*Short task:*
Find the lines that contain the word "this" and copy each one.

*Given entries:*
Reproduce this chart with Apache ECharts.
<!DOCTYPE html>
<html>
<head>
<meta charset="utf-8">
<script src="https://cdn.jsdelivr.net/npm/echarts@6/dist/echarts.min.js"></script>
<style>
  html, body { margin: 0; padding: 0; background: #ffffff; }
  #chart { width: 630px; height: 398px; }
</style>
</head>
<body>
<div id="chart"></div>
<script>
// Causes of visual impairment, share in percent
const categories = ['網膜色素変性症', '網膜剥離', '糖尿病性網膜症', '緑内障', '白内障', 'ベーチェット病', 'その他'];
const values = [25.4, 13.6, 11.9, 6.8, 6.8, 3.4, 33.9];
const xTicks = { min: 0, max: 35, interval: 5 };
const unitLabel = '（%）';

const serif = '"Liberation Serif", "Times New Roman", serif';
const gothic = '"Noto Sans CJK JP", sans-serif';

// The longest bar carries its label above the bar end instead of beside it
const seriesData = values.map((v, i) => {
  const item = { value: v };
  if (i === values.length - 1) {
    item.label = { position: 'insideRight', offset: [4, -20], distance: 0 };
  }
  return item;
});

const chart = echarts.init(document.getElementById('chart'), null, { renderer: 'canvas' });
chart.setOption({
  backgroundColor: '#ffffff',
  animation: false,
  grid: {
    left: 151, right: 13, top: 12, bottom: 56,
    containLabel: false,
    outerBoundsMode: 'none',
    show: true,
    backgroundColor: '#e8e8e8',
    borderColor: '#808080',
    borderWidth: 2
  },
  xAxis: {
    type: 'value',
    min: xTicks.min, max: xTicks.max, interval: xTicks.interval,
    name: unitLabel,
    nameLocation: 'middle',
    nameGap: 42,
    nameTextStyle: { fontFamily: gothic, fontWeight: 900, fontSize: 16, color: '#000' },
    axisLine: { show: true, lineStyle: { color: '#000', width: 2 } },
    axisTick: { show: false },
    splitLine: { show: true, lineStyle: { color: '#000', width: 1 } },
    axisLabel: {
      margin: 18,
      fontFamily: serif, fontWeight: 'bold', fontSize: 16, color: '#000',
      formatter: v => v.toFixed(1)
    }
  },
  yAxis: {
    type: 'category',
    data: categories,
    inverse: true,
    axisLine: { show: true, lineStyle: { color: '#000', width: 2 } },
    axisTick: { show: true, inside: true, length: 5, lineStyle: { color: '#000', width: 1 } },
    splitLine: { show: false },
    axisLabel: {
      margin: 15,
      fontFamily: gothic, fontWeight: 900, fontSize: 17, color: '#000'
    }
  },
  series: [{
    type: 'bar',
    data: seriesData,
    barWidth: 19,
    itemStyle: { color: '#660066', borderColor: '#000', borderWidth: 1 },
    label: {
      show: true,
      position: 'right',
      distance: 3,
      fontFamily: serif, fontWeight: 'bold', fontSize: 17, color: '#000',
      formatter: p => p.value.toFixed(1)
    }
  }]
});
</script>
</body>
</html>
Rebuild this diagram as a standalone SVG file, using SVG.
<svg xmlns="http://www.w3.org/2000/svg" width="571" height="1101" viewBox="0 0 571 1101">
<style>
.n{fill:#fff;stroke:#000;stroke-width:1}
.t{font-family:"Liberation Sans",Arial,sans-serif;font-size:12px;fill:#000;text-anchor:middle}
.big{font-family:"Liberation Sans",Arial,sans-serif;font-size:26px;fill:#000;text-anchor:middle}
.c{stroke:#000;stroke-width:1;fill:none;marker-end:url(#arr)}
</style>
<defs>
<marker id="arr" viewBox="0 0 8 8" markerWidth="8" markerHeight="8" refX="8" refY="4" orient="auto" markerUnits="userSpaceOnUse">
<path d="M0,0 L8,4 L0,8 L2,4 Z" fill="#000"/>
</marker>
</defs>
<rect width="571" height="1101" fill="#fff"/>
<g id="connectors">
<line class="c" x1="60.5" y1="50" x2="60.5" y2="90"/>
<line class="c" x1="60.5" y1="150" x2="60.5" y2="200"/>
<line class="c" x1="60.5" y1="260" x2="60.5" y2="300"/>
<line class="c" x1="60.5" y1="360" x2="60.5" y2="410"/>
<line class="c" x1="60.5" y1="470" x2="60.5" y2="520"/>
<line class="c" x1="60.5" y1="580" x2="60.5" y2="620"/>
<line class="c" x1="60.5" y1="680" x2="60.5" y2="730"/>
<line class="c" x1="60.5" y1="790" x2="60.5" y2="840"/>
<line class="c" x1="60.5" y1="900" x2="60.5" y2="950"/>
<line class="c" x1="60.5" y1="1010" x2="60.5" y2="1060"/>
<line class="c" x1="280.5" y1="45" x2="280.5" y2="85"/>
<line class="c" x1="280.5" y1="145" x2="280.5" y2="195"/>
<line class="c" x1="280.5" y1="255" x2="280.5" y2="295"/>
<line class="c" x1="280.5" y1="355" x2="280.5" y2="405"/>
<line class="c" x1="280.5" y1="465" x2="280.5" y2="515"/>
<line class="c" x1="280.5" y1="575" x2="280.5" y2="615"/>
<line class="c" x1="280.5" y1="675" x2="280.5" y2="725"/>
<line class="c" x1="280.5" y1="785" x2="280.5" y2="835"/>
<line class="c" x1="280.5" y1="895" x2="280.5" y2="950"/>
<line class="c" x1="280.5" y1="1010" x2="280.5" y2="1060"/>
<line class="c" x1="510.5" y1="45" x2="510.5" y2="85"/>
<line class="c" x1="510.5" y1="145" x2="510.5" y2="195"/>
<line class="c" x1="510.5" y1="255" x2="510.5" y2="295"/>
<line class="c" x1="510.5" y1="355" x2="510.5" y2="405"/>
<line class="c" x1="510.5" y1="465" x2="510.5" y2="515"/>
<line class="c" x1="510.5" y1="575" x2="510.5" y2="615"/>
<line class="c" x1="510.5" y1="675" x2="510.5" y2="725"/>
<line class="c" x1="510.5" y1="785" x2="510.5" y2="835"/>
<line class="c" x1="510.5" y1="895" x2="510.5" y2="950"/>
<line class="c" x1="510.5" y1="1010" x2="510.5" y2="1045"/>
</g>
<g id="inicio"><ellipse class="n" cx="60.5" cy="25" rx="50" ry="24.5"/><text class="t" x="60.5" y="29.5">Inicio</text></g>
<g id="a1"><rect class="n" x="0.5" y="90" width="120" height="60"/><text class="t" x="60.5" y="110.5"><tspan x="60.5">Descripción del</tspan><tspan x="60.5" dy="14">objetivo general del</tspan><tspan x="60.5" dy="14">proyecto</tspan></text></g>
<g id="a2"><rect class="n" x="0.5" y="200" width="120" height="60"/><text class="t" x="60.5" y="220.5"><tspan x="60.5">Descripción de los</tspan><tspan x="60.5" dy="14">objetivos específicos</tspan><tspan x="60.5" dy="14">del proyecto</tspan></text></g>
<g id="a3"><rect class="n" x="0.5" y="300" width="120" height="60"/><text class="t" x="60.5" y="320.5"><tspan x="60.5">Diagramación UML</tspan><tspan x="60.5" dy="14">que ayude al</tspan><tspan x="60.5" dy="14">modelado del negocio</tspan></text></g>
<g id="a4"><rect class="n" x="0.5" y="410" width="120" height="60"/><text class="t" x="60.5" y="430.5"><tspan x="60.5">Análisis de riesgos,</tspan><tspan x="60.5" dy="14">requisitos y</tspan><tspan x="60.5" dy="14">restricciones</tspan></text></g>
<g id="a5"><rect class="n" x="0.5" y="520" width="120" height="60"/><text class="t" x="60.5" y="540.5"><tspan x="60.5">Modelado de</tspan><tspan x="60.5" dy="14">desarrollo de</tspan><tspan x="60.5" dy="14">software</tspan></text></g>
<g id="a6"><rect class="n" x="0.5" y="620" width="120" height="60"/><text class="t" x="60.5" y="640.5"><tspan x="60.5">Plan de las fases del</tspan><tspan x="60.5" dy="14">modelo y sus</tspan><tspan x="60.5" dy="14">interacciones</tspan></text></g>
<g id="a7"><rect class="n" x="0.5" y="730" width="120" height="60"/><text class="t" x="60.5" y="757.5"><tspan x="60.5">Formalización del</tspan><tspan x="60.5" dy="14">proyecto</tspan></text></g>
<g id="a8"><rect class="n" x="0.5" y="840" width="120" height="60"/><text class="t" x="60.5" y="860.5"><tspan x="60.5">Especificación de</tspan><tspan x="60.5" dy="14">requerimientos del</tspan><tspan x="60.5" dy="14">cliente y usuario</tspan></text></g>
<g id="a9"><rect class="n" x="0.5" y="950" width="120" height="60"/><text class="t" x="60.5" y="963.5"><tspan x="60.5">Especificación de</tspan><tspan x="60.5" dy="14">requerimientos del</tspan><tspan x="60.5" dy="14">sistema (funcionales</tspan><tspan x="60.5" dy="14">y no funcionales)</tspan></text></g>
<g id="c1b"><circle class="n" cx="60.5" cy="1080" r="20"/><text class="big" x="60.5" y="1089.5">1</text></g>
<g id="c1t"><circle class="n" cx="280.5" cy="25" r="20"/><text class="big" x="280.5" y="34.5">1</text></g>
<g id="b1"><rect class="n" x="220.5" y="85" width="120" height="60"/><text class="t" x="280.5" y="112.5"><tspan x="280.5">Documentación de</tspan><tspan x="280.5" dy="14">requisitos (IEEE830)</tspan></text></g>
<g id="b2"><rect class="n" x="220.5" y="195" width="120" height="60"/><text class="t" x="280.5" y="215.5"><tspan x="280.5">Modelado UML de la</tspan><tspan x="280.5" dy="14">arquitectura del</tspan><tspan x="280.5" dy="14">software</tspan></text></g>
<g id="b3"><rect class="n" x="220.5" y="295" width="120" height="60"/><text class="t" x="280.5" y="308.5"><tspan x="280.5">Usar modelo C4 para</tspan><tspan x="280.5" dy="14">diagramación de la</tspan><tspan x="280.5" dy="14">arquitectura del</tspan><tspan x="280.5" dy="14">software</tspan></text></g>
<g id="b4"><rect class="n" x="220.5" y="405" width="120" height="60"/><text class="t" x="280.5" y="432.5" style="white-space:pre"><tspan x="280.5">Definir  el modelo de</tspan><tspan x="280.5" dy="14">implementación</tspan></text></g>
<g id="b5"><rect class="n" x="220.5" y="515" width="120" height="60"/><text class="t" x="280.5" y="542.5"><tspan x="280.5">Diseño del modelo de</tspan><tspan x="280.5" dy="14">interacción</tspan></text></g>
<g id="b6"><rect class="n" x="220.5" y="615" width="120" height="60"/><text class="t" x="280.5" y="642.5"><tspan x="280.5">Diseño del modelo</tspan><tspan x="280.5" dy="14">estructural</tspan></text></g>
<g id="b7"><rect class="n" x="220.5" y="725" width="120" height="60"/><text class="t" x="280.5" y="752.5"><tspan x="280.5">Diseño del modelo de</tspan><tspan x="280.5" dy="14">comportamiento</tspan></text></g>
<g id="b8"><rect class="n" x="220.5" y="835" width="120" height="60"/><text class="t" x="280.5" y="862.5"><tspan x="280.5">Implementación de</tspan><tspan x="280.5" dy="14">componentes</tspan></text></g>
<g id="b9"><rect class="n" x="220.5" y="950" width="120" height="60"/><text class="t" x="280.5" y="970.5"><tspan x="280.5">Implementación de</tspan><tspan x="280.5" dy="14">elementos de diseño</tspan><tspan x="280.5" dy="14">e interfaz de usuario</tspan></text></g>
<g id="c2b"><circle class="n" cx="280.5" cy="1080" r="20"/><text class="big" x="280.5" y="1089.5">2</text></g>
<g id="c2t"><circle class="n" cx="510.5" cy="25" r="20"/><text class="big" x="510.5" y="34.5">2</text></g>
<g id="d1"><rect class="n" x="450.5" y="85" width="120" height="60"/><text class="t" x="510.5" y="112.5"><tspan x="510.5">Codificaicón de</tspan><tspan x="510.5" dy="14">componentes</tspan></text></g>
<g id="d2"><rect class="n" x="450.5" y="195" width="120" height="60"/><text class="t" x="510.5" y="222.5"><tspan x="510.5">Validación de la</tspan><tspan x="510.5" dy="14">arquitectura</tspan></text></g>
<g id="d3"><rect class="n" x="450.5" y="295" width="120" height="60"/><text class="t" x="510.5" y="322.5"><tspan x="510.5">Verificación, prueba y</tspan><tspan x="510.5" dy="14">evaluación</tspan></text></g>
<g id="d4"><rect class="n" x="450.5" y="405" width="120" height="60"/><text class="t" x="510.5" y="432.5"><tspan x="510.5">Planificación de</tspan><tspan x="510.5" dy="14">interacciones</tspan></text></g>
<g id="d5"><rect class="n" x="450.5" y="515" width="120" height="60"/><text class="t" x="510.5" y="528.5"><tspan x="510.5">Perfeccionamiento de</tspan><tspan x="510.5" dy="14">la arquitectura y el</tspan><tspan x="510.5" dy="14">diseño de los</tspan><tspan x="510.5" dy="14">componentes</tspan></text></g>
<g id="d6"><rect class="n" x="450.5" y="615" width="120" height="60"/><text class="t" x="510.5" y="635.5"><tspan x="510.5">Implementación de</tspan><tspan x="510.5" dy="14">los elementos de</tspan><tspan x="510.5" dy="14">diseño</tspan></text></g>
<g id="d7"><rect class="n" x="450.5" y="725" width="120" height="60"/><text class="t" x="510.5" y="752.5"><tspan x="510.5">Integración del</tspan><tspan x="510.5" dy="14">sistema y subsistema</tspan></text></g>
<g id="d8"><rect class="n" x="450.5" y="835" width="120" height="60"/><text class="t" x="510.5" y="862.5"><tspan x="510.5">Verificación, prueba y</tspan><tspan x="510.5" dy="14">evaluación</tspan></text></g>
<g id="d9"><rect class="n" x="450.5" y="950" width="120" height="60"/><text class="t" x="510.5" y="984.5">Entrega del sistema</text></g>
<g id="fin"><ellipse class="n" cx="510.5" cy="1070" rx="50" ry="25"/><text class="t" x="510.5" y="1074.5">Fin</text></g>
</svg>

*Exercise output:*
Reproduce this chart with Apache ECharts.
Rebuild this diagram as a standalone SVG file, using SVG.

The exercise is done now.